Excecional este nosso tempo. Ainda não digerimos condignamente o primeiro retrato do Buraco Negro, que fica a 50 milhões de luz de distância, e já nos dizem como devem ser processadas as pensões de reforma daqui a 5 anos. Para fotografar o Buraco foram precisos 200 cientistas, para retratar o futuro, não sei quantos foram. O que, na minha perspetiva, é grave, porque a diferença entre o que resulta da conjugação do esforço de duas centenas de cérebros não terá nada a ver com o que resulta de meia dúzia de cabecinhas pensadoras. Infelizmente, parece-me, os cérebros vivem todos mais interessados nos céus do que em nós, simples mortais à mercê de pensadores de um catálogo muito antigo.

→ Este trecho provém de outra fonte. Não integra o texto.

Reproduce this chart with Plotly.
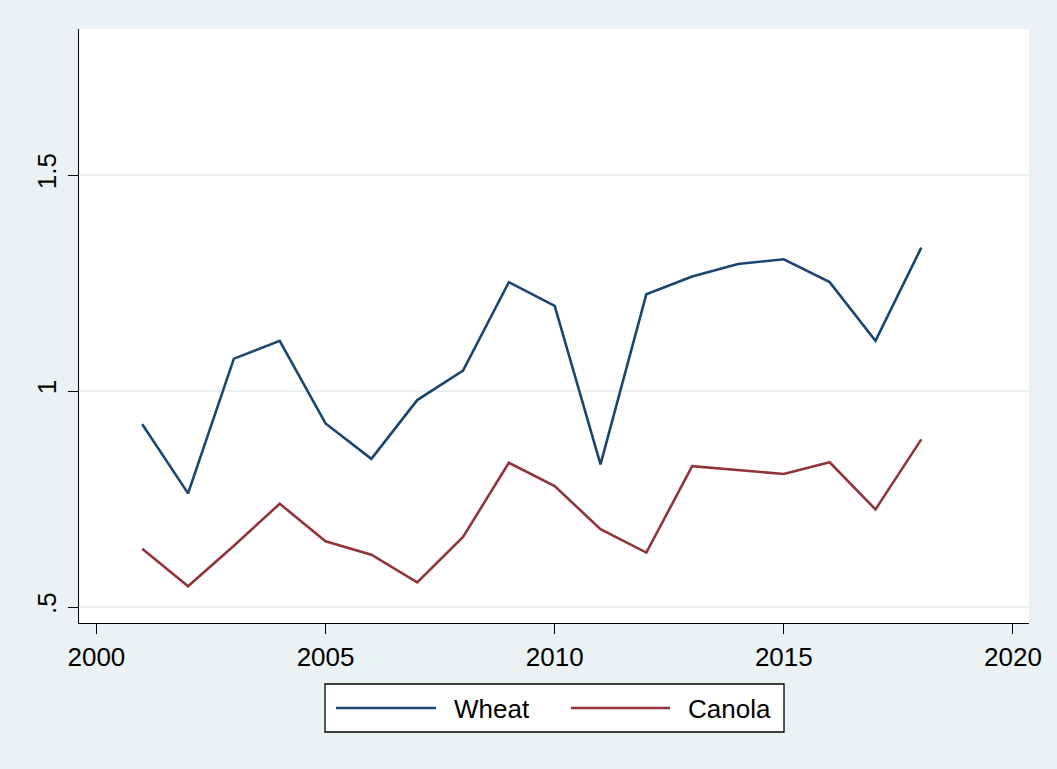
import plotly.graph_objects as go

years = list(range(2001, 2019))
wheat = [0.923, 0.763, 1.075, 1.116, 0.925, 0.843, 0.979, 1.047, 1.252, 1.197,
         0.830, 1.224, 1.265, 1.294, 1.305, 1.252, 1.116, 1.332]
canola = [0.635, 0.548, 0.642, 0.739, 0.652, 0.621, 0.557, 0.662, 0.834, 0.780,
          0.680, 0.626, 0.826, 0.817, 0.808, 0.835, 0.726, 0.888]
series_names = ["Wheat", "Canola"]
series_colors = ["#1A476F", "#90353B"]

x_ticks = [2000, 2005, 2010, 2015, 2020]
y_ticks = [0.5, 1.0, 1.5]
y_ticktext = [".5", "1", "1.5"]

FONT = "Liberation Sans, Arial, sans-serif"
W, H = 1057, 769
ML, MR, MT, MB = 79, 28, 29, 146
PW, PH = W - ML - MR, H - MT - MB


def px(xp):
    return (xp - ML) / PW


def py(yp):
    return (H - MB - yp) / PH


fig = go.Figure()
for name, vals, col in zip(series_names, [wheat, canola], series_colors):
    fig.add_trace(go.Scatter(x=years, y=vals, mode="lines", name=name,
                             line=dict(color=col, width=2.6), showlegend=False))

fig.update_layout(
    width=W, height=H,
    margin=dict(l=ML, r=MR, t=MT, b=MB),
    paper_bgcolor="#EAF2F3",
    plot_bgcolor="white",
    font=dict(family=FONT, size=26, color="black"),
)
fig.update_xaxes(
    range=[1999.62, 2020.35], tickvals=x_ticks, showgrid=False, zeroline=False,
    showline=True, linecolor="black", linewidth=1.3,
    ticks="outside", ticklen=10, tickwidth=1.3, tickcolor="black",
    tickfont=dict(family=FONT, size=26, color="black"), ticklabelstandoff=1,
)
fig.update_yaxes(
    range=[0.463, 1.838], tickvals=y_ticks, ticktext=y_ticktext, tickangle=-90,
    showgrid=True, gridcolor="#E6EEF0", gridwidth=2, zeroline=False,
    showline=True, linecolor="black", linewidth=1.3,
    ticks="outside", ticklen=10, tickwidth=1.3, tickcolor="black",
    tickfont=dict(family=FONT, size=26, color="black"), ticklabelstandoff=1,
)

# Custom legend (Stata style)
shapes = [dict(type="rect", xref="paper", yref="paper",
               x0=px(325), x1=px(784), y0=py(732), y1=py(684),
               line=dict(color="black", width=1.3), fillcolor="white")]
annotations = []
leg_line = [(336, 436, 452), (571, 670, 686)]
for (x0, x1, xt), name, col in zip(leg_line, series_names, series_colors):
    shapes.append(dict(type="line", xref="paper", yref="paper",
                       x0=px(x0), x1=px(x1), y0=py(708), y1=py(708),
                       line=dict(color=col, width=2.6)))
    annotations.append(dict(xref="paper", yref="paper", x=px(xt), y=py(709),
                            text=name, showarrow=False, xanchor="left",
                            yanchor="middle",
                            font=dict(family=FONT, size=26, color="black")))
fig.update_layout(shapes=shapes, annotations=annotations)

fig.write_html("out.html")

No caso das pensões para daqui a 5 anos, penso que alguém muito precisado de calar as muitas gentes que, aqui e ali, se vão insurgindo contra os parcos rendimentos, face aos faustos de uns poucos, se terá lembrado de passar os olhos pelo índice. Quando chegou ao que lhe servia, não resistiu a encomendar logo um “Estás a refilar? Anda que já te calo”. Uma narrativa bem urdida é assim, tem o dom de substituir a realidade por conceitos alternativos sem que a maioria se aperceba. Quando damos por nós, estamos envolvidos pela convicção da nossa inferioridade e mesquinhez. “Ah! Pronto se é melhor prevenir, não me importo.” Cheios de remorsos até aos cabelos. “Eu não sabia, nem me tinha ocorrido.” Por essas alturas já os pensadores por encomenda estão a receber gratificações e honrarias e, mesmo que a coisa vire, já ninguém lhas tira. Não importa se daqui a 5 anos ainda cá andaremos, ou se outros modelos sociais e económicos, entretanto, se inventem, o que importa é moldar a turba desde já.

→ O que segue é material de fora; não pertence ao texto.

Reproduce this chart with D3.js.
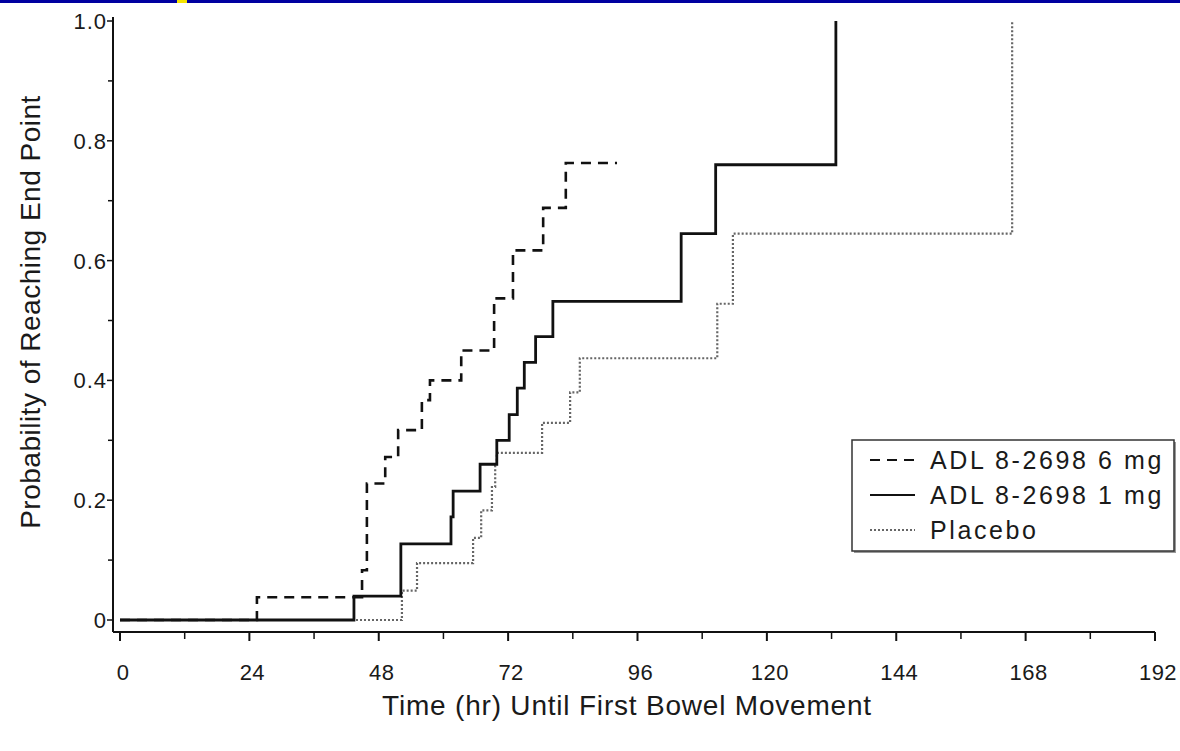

Também não interessa se o fenómeno, em si, foi testado ou sequer devidamente estudado. O que importa é aniquilar qualquer reação ao mesmo e nisso, pensadores e patrocinadores, são peritos. Basta atentar nos Movimentos, Fundações, Associações e outros imprescindíveis que tais que todos eles carregam no currículo. A utilidade disso tudo para cada um de nós é que já não publicitam, nem a ferros. Coisa que, a bem da transparência e da hombridade deveríamos exigir. Ah! Fundou um Movimento, apresentou-o a toda a gente e depois? Ah! Fundou uma Associação, apresentou-a a toda a gente e depois? Ah! Deu condições para se instalarem não sei quantas empresas e depois? Se calhar, obrigávamo-los a confessar que depois, nada. O Movimento era só para entreter, a Fundação para disfarçar e a Associação para inglês ver. Entreter os crédulos, disfarçar mais valias e enganar os incautos, já se vê! Uns e outros hão de, com uma mão cheia de nada e outra de coisa nenhuma, alcandorar estas cabecinhas pensadoras a palcos mais vastos.

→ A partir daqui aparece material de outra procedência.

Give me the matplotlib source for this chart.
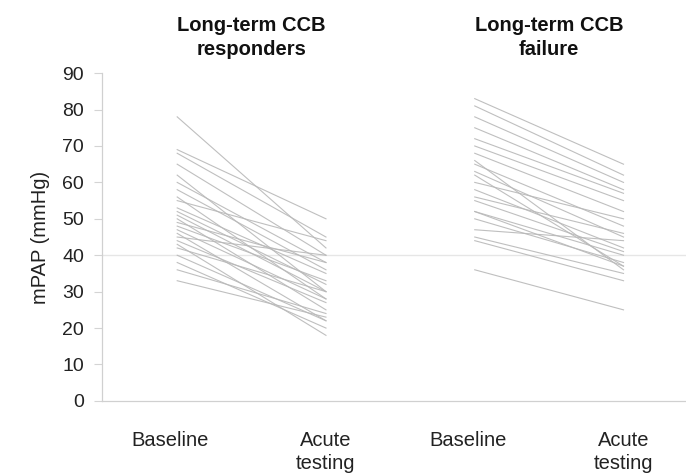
import matplotlib.pyplot as plt
from matplotlib.transforms import ScaledTranslation

plt.rcParams["font.family"] = ["Liberation Sans", "DejaVu Sans"]

GROUP_TITLES = ["Long-term CCB\nresponders", "Long-term CCB\nfailure"]
TICK_LABELS = ["Baseline", "Acute\ntesting", "Baseline", "Acute\ntesting"]
Y_TICKS = [0, 10, 20, 30, 40, 50, 60, 70, 80, 90]
THRESHOLD = 40

# mPAP (mmHg) per patient: baseline, acute testing
RESPONDERS_BASELINE = [78, 69, 68, 65, 62, 60, 58, 56, 55, 53, 52, 51, 50,
                       49, 48, 47, 46, 45, 44, 43, 42, 40, 38, 36, 33]
RESPONDERS_ACUTE = [42, 50, 45, 40, 30, 38, 36, 28, 44, 35, 32, 30, 25,
                    38, 33, 28, 22, 40, 27, 18, 30, 22, 20, 24, 23]

FAILURE_BASELINE = [83, 81, 78, 75, 72, 70, 68, 66, 65, 63, 62, 60, 58,
                    56, 55, 52, 52, 50, 47, 45, 44, 36]
FAILURE_ACUTE = [65, 62, 60, 58, 57, 55, 52, 36, 48, 45, 37, 50, 42,
                 46, 41, 40, 37, 38, 44, 35, 33, 25]


def main() -> None:
    fig = plt.figure(figsize=(6.86, 4.75), dpi=100)
    ax = fig.add_axes((0.149, 0.156, 0.851, 0.69))

    line_kw = dict(color="#b8b8b8", linewidth=0.8, alpha=0.9)
    for base, acute in zip(RESPONDERS_BASELINE, RESPONDERS_ACUTE):
        ax.plot([0, 1], [base, acute], **line_kw)
    for base, acute in zip(FAILURE_BASELINE, FAILURE_ACUTE):
        ax.plot([2, 3], [base, acute], **line_kw)

    ax.axhline(THRESHOLD, color="#e6e6e6", linewidth=1.0, zorder=0)

    ax.set_xlim(-0.504, 3.42)
    ax.set_ylim(0, 90)
    ax.set_yticks(Y_TICKS)
    ax.set_xticks(range(len(TICK_LABELS)))
    ax.set_xticklabels(TICK_LABELS, fontsize=14.5, color="#222222", linespacing=1.25)
    ax.tick_params(axis="x", length=0, pad=22)
    ax.tick_params(axis="y", length=6, width=0.8, color="#d4d4d4",
                   labelsize=14, labelcolor="#222222", pad=7)

    # baseline labels sit a little left of the line starts
    shift = ScaledTranslation(-5 / 72, 0, fig.dpi_scale_trans)
    for label in ax.get_xticklabels()[::2]:
        label.set_transform(label.get_transform() + shift)

    for side in ("top", "right"):
        ax.spines[side].set_visible(False)
    for side in ("left", "bottom"):
        ax.spines[side].set_color("#d0d0d0")
        ax.spines[side].set_linewidth(0.9)

    ax.set_ylabel("mPAP (mmHg)", fontsize=14.5, color="#222222", labelpad=9)

    for center, title in zip([0.5, 2.5], GROUP_TITLES):
        ax.text(center, 1.109, title, transform=ax.get_xaxis_transform(),
                ha="center", va="center", fontsize=14.5, fontweight="bold",
                color="#111111", linespacing=1.3)

    fig.savefig("out.png", dpi=100)


if __name__ == "__main__":
    main()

Enquanto isso, o mundo pula e avança impulsionado por cérebros que, contra tudo e para mal dos nossos pecados, teimam em olhar para o céu. Criando (do mal o menos) novas perspetivas de nós próprios, substituindo a nossa convicção, induzida, de pequenez perante os homens, pela da nossa insignificância, efetiva, perante o universo.